Given what's going on in Tucson, Arizona, these days, this kind of poem is coming back into style. Its author, Abelardo "Lalo" Delgado, died in 2004, but not until he'd published fourteen books, including Chicano: 25 Pieces of a Chicano Mind, perhaps the best known in his canon, and helped found Metropolitan State College's Department of Chicano/a Studies.
You could say that he was already acting the part long before then-mayor John Hickenlooper posthumously named Delgado Denver's Poet Laureate. Five years ago, MSCD further honored the poet with the inaugural Lalo Delgado Poetry Festival, which has become an annual tradition on the Auraria campus.

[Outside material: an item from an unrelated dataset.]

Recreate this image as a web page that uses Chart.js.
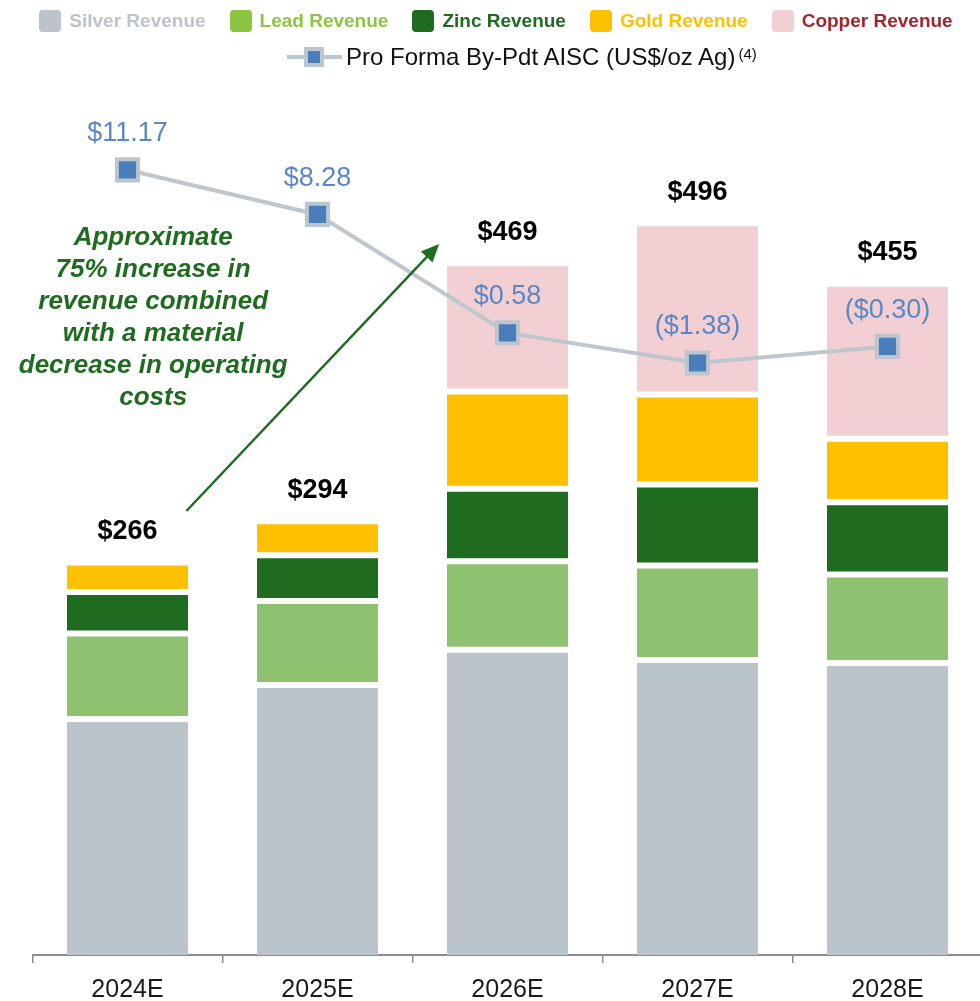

And Auraria, as most followers of local Chicano history know, was once home to the heart of the barrio in Denver, so it's most fitting to celebrate Lalo there, which is what will happen today from 8:30 a.m. to 3 p.m. at St. Cajetan's Event Center. Festivities, which coincide with National Poetry Month, will kick off with a blessing ceremony by Aztec dancers Huitzliopotchli; readings by Delgado's own great-grandchildren and members of the Cafe Cultura spoken-word and poetry collective follow, along with a community breakfast and lunch. Those readings are sure to include what might be Lalo's most famous riff, a short, angry and beautiful free verse called "Stupid America," quoted above.